A calendar usually with an American address would be nailed on the wall close to the shrine. Emigration was commonplace. Mason suggests that the islands could only support a ‘limited population; emigration is the only way out of the difficulty’. People were worried that when they applied to the USA consul for their emigrant papers, they were being failed on account of faulty education. One old islander strongly expressed his opinion that there was too much Irish taught at school: ‘Sure it is of no use in America.’
The islanders were more in touch with America than with Dublin. Mason watched several emigrants boarding the steamer to Galway on their way to America. It was a pathetic sight. As the steamer left the quay he heard someone shout: ‘Goodbye Tom. Remember me to all our friends in Boston.’
‘Let ye come in now’
It is surprising that men and women from Aran in those early days of poor education, and from a society far removed from the noise and pace of a large metropolis, did not only thrive and settle well in America, but made a comfortable living, and often, extended a welcome for the next islander neighbour to stay. This was due to the islanders’ ability for hard work, indeed their very survival depended on it.
The only clear-cut division between the work of men and women was in fishing, which was exclusively the men’s job; cooking, washing and spinning were women’s labour. All other tasks were shared equally between men and women, including maintaining the gardens on rocky soil, harvesting seaweed, especially after storms, when the weed, detached from the rocks, had to be gathered standing waist-high in the waves.
The women carried heavy loads on their backs, scattering seaweed on their land for manure, or when dried, burning it into kelp from which iodine was extracted. Mason was astonished at how the young girls and women brought barrels of water from the wells every day, a weight he could hardly lift, and would have been impossible for a townswoman to have done so.
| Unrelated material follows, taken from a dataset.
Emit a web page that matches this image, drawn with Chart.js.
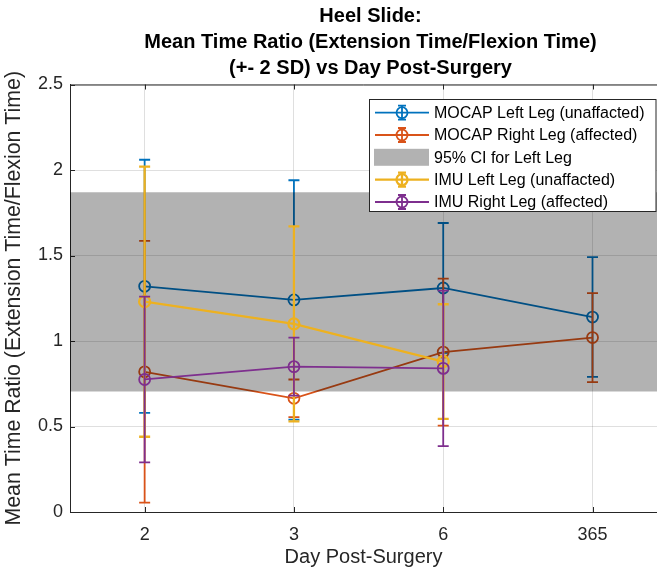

But Mason’s abiding memory of Aran was its people. Having made several visits to the Aran islands, he returned to Dublin each time renewed in body and spirit, and determined to remember that in reality, the wants of humanity are few, compared with the ‘feverish pursuit of wealth or fame or amusement which absorbs so many ‘misguided people’’ in the 20th century.
He writes that he could never forget the pleasant times he had in the society of his Aran friends, the hospitality he received in their homes, the talks around the fireside in the evenings. He was greeted with ‘Ye are welcome,’ when he came to the door, and when he rose to go ‘Let ye come again.’
He was awakened each morning by his host who announced the arrival of his shaving water by ‘There’s water to scald ye.’ When dinner was ready the hostess would say: ‘Let ye come in now.’
Finally, after his last visit, standing at the pier, the steamer had blown its siren, the curragh was waiting, Mason turned to say goodbye to the friends who had gathered to see him off. The last words he heard were: ‘God speed ye - I wish ye a safe journey.’
NOTES: * The Islands of Ireland, by Thomas H Mason (photographer, naturalist, meteorologist, and businessman ), published by Batsford Ltd, London 1936.